**WORK TO DO**.
Skipping all pictures, set down the lines of the listing from the first through the one with "15, 20, 25];".

**DATASET EXCERPT**.
┌────────

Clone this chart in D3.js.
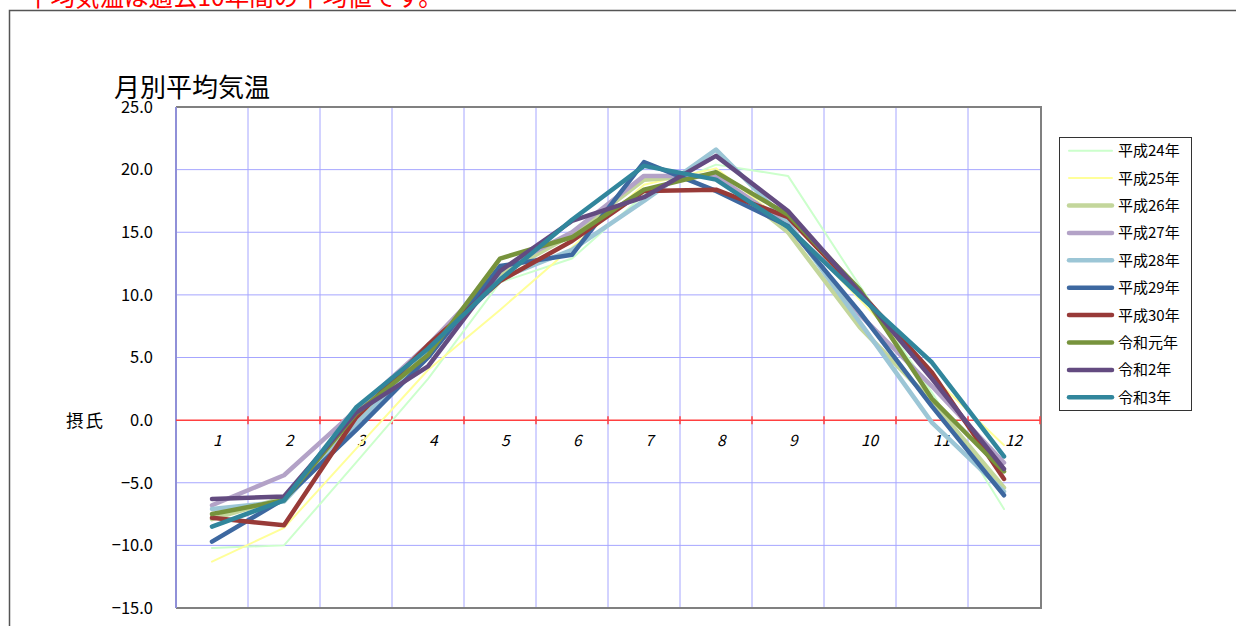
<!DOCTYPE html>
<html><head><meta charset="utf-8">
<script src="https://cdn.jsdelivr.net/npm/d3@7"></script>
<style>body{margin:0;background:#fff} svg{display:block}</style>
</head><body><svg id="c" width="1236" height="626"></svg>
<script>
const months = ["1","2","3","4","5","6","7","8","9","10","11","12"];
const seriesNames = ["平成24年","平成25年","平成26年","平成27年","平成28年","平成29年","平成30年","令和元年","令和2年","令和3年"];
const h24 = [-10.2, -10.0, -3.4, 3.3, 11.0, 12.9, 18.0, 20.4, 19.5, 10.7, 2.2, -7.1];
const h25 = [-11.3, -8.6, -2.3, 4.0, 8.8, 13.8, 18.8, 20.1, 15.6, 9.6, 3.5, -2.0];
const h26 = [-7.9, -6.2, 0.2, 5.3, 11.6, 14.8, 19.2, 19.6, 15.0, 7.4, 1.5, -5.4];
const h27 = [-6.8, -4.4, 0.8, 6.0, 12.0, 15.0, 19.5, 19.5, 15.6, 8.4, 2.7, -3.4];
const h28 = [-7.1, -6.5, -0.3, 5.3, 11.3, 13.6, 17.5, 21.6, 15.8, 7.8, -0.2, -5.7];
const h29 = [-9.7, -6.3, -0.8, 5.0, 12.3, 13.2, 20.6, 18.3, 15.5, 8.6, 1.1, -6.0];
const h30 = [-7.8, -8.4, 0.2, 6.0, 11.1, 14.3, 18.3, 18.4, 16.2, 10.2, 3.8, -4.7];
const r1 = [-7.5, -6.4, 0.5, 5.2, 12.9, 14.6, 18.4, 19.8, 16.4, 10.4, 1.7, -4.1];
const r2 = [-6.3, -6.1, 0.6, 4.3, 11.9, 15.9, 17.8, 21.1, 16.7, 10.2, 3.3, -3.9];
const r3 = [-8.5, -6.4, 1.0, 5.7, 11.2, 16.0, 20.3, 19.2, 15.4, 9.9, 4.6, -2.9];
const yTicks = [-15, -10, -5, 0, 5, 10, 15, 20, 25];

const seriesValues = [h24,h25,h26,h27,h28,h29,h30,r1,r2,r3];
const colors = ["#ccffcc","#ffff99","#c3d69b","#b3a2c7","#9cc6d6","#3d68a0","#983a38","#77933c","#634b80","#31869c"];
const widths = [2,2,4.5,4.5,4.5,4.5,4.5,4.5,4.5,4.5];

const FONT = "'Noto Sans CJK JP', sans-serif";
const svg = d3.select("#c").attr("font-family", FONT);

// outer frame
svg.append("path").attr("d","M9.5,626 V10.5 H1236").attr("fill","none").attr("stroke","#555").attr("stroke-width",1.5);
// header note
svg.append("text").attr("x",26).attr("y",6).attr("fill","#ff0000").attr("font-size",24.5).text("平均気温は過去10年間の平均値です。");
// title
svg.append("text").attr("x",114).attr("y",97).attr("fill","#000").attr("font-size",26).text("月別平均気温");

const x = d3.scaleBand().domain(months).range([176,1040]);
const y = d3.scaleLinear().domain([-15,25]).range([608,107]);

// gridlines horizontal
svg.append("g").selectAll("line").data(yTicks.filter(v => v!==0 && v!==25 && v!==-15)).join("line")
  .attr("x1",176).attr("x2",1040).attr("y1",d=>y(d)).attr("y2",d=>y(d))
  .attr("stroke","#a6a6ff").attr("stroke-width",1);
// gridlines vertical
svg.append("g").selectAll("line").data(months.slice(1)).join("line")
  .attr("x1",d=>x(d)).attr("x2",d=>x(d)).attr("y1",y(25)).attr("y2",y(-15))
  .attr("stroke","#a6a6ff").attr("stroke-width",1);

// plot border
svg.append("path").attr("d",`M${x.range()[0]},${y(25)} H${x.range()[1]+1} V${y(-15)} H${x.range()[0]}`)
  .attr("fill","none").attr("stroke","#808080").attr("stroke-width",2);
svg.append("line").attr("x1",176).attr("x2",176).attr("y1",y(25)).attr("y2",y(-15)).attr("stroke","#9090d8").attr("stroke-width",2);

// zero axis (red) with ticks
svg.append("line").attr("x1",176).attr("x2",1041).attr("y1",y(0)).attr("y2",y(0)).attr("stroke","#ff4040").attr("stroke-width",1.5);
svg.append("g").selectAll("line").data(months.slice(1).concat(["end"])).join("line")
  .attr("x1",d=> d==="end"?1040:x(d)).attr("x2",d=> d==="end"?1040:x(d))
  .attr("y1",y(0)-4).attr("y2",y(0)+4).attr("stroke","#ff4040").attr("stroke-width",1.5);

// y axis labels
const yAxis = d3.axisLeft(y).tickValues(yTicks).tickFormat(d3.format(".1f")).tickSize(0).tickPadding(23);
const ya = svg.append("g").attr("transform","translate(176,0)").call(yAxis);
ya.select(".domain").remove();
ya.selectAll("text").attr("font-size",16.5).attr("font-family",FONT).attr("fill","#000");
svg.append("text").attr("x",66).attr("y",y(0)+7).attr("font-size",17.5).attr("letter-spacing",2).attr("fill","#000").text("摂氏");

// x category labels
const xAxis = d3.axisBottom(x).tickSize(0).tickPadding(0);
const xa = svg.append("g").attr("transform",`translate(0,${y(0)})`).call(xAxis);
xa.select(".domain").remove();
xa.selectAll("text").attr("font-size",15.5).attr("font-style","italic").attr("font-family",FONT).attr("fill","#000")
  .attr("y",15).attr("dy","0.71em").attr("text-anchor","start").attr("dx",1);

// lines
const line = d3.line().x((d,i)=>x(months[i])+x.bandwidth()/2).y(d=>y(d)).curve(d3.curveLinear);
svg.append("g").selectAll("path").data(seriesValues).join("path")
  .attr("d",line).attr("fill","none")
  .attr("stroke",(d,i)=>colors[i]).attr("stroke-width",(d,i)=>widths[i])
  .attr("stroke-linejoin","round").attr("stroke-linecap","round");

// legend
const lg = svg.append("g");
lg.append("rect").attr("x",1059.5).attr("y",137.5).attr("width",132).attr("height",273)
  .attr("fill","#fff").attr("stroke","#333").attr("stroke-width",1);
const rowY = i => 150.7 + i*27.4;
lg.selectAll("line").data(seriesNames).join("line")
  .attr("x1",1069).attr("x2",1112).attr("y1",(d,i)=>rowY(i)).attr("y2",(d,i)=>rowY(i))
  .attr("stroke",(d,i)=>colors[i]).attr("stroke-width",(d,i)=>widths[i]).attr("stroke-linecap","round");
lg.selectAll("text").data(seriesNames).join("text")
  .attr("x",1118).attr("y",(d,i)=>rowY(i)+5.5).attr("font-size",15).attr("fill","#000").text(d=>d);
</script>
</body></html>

└────────

**TASK RESULT**.
Clone this chart in D3.js.
<!DOCTYPE html>
<html><head><meta charset="utf-8">
<script src="https://cdn.jsdelivr.net/npm/d3@7"></script>
<style>body{margin:0;background:#fff} svg{display:block}</style>
</head><body><svg id="c" width="1236" height="626"></svg>
<script>
const months = ["1","2","3","4","5","6","7","8","9","10","11","12"];
const seriesNames = ["平成24年","平成25年","平成26年","平成27年","平成28年","平成29年","平成30年","令和元年","令和2年","令和3年"];
const h24 = [-10.2, -10.0, -3.4, 3.3, 11.0, 12.9, 18.0, 20.4, 19.5, 10.7, 2.2, -7.1];
const h25 = [-11.3, -8.6, -2.3, 4.0, 8.8, 13.8, 18.8, 20.1, 15.6, 9.6, 3.5, -2.0];
const h26 = [-7.9, -6.2, 0.2, 5.3, 11.6, 14.8, 19.2, 19.6, 15.0, 7.4, 1.5, -5.4];
const h27 = [-6.8, -4.4, 0.8, 6.0, 12.0, 15.0, 19.5, 19.5, 15.6, 8.4, 2.7, -3.4];
const h28 = [-7.1, -6.5, -0.3, 5.3, 11.3, 13.6, 17.5, 21.6, 15.8, 7.8, -0.2, -5.7];
const h29 = [-9.7, -6.3, -0.8, 5.0, 12.3, 13.2, 20.6, 18.3, 15.5, 8.6, 1.1, -6.0];
const h30 = [-7.8, -8.4, 0.2, 6.0, 11.1, 14.3, 18.3, 18.4, 16.2, 10.2, 3.8, -4.7];
const r1 = [-7.5, -6.4, 0.5, 5.2, 12.9, 14.6, 18.4, 19.8, 16.4, 10.4, 1.7, -4.1];
const r2 = [-6.3, -6.1, 0.6, 4.3, 11.9, 15.9, 17.8, 21.1, 16.7, 10.2, 3.3, -3.9];
const r3 = [-8.5, -6.4, 1.0, 5.7, 11.2, 16.0, 20.3, 19.2, 15.4, 9.9, 4.6, -2.9];
const yTicks = [-15, -10, -5, 0, 5, 10, 15, 20, 25];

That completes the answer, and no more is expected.